Onward to the electronics, which were a pleasant surprise. They are two circuit boards connected to each other through two rows of four pins & sockets. I had expected a single circuit board or multiple circuit boards bonded together in some difficult-to-remove way. I didn’t expect nice easy pin and socket setup.

Here are the two sides of the first circuit board:

The top circuit board hosted the minimal user interface: four LEDs indicators (LED1 through LED4) and a push button (SW1). This side also has all of the designations printed on it: MS-B2600MPW-PC-A REV:A0 FR4 2013-5-4 26.3X18.5X1.2mm. The other side is dominated by an IC that presumably runs the show. I suspect it is a chip specifically designed to run a USB power bank, but there are no markings for me to investigate further. I also see globs of sturdy yellow material (epoxy?) that holds the chip in place as well as reinforcing the infamously fragile micro USB connector.

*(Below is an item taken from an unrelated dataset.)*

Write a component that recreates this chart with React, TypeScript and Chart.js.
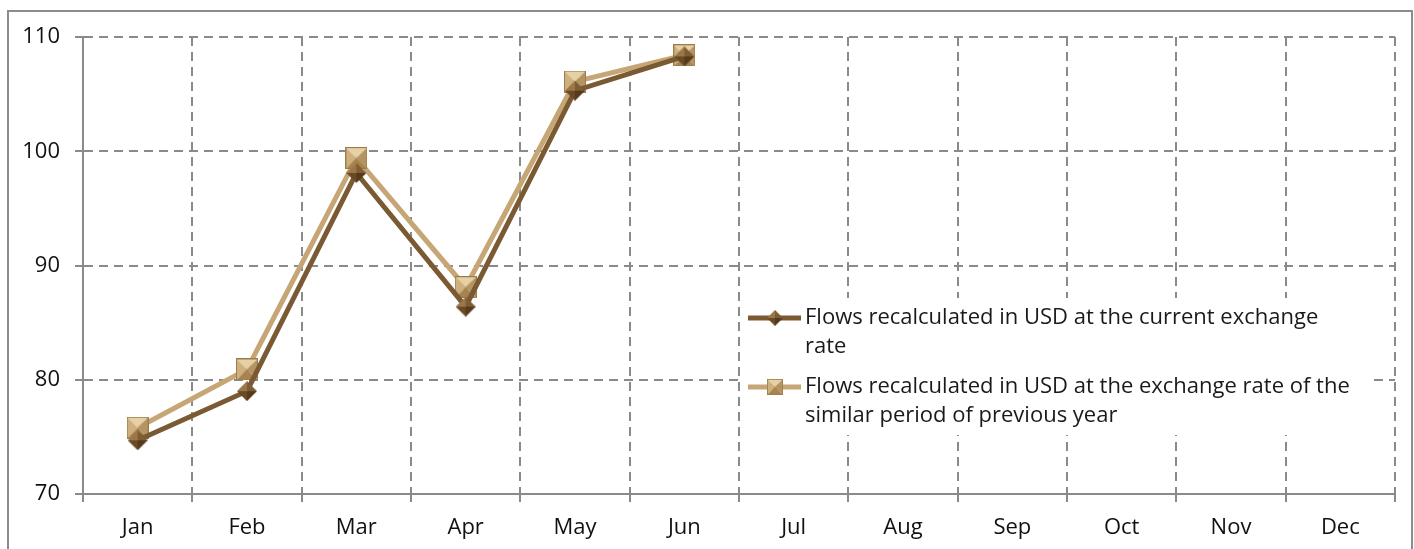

Here are the two sides of the second circuit board:

One side is dominated by connectors: one USB-A connector and two rows of four-pin connectors. Nestled between them is an electrolytic capacitor and soldering points for the battery cell labeled BT+ and BT-.

I thought I might see signs of damaged component somewhere that would explain the poor power output performance of this thing, but if present I don’t recognize them. That’s fine, I don’t intend to use the 5V output portion of this device anyway. I’ll quickly test the portions I actually need.